Todd Staples of the Texas Oil and Gas Association had a similar position.

“Flaring for curtailment issues is the wrong basis to be looking at for operational issues regarding wells,” Staples said. “Flaring is necessary for safety reasons. Flaring could be required because someone else in the supply chain had a glitch in their operations and then it backs all the way up to your well.”

During the hearing, Commissioner Ryan Sitton asked: “If we adopt the approach that economics is not part of our consideration of waste and someone were to argue that they want to flare because the economics are not good should we no longer consider that a viable argument?”

RELATED: Texas Regulator Names Companies With Highest Flaring Rate

Staples responded, saying: “Economics is a part of every conversation. … But I think we need to look at flaring on what is operationally acceptable.”

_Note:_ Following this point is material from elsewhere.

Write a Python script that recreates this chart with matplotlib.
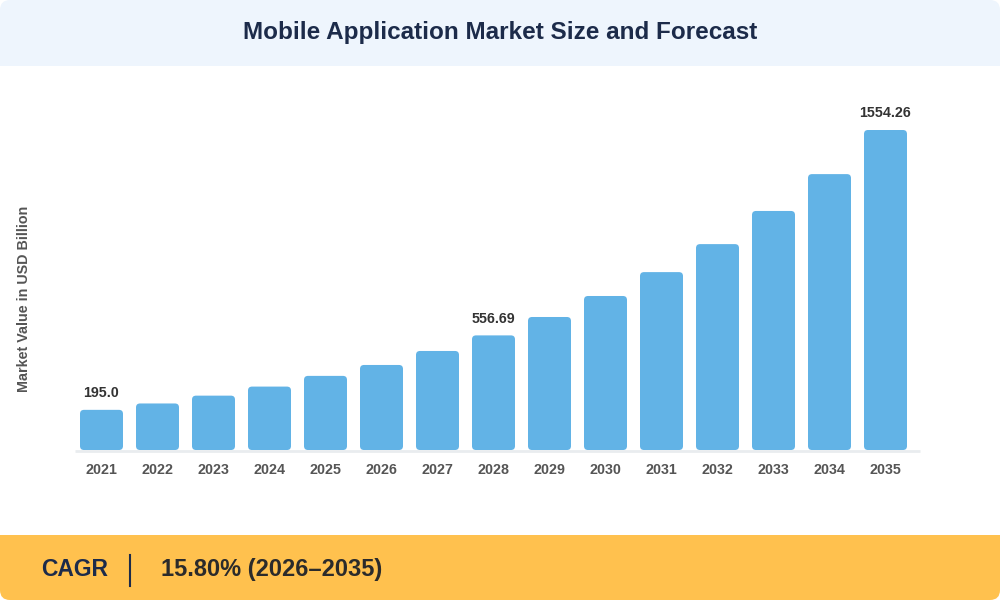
import matplotlib.pyplot as plt
from matplotlib.patches import FancyBboxPatch, Rectangle

years = ['2021', '2022', '2023', '2024', '2025', '2026', '2027', '2028',
         '2029', '2030', '2031', '2032', '2033', '2034', '2035']
values = [195.0, 226, 264, 308, 360, 413, 481, 556.69,
          646, 748, 864, 1000, 1161, 1340, 1554.26]
labelled = {0: '195.0', 7: '556.69', 14: '1554.26'}

title = 'Mobile Application Market Size and Forecast'
ylabel = 'Market Value in USD Billion'
cagr_label = 'CAGR'
cagr_value = '15.80% (2026\u20132035)'

bar_color = '#62B3E6'
navy = '#1C2B4A'

plt.rcParams['font.family'] = ['Liberation Sans', 'DejaVu Sans']

fig = plt.figure(figsize=(10, 6), dpi=100)
fig.patch.set_facecolor('white')

# background layer in pixel coordinates
bg = fig.add_axes([0, 0, 1, 1], zorder=0)
bg.set_xlim(0, 1000)
bg.set_ylim(600, 0)
bg.axis('off')

# header band
bg.add_patch(FancyBboxPatch((0, 0), 1000, 66, boxstyle='round,pad=0,rounding_size=10',
                            fc='#EEF5FD', ec='none'))
bg.add_patch(Rectangle((0, 30), 1000, 36, fc='#EEF5FD', ec='none'))
bg.text(500, 33, title, ha='center', va='center', fontsize=17.5, fontweight='bold', color=navy)

# footer band
bg.add_patch(FancyBboxPatch((0, 535), 1000, 65, boxstyle='round,pad=0,rounding_size=10',
                            fc='#FFC14E', ec='none'))
bg.add_patch(Rectangle((0, 535), 1000, 30, fc='#FFC14E', ec='none'))
bg.text(41, 576, cagr_label, ha='left', va='baseline', fontsize=16.5, fontweight='bold', color=navy)
bg.plot([130, 130], [555, 586], color=navy, lw=1.5)
bg.text(161, 576, cagr_value, ha='left', va='baseline', fontsize=17, fontweight='bold', color='#2B2B2B')

# y label
bg.text(24, 299, ylabel, ha='center', va='center', rotation=90, fontsize=10.3,
        fontweight='bold', color='#555555')

# baseline
bg.plot([75, 920], [451, 451], color='#E9ECEF', lw=2, solid_capstyle='butt')

# chart axes
ax = fig.add_axes([0.0735, 0.25, 0.84, 340 / 600], zorder=1)
ax.patch.set_alpha(0)
ymax = 1554.26 * 340 / 320
ax.set_xlim(-0.5, 14.5)
ax.set_ylim(0, ymax)

x = list(range(len(years)))
width = 43 / 56
bars = ax.bar(x, values, width=width, color=bar_color)

# replace plain bars with rounded ones
px_x = 56.0
px_y = 340.0 / ymax
for b in bars:
    b.set_visible(False)
    r = 4 / px_x
    p = FancyBboxPatch((b.get_x(), 0), b.get_width(), b.get_height(),
                       boxstyle=f'round,pad=0,rounding_size={r}',
                       mutation_aspect=px_x / px_y, fc=bar_color, ec='none')
    ax.add_patch(p)

for i, txt in labelled.items():
    ax.annotate(txt, (x[i], values[i]), xytext=(0, 12), textcoords='offset points',
                ha='center', va='center', fontsize=10.3, fontweight='bold', color='#333333')

ax.set_xticks(x)
ax.set_xticklabels(years, fontsize=10.3, fontweight='bold', color='#555555')
ax.tick_params(axis='x', length=0, pad=9.5)
ax.set_yticks([])
for s in ax.spines.values():
    s.set_visible(False)

fig.savefig('out.png', dpi=100, facecolor='white')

As for oil production cuts in Texas, Abramov doesn’t expect any action from commissioners as the request by Pioneer and Parsley is not supported by the majority of the industry. Low oil prices incentivize more shut-ins, he said, noting some producers have announced such moves in recent weeks.

Everything depends, from the global context, on how quickly global liquids demand recovers,” he said.

Abramov pointed out continued second-quarter demand detraction with COVID-19 and planned cuts by various oil-producing countries. “[Cuts] cannot be implemented as quickly as the market needs them,” he said. “I would expect a few more weeks of very depressed environment to trigger more widespread cuts but the market will ultimately balance itself.”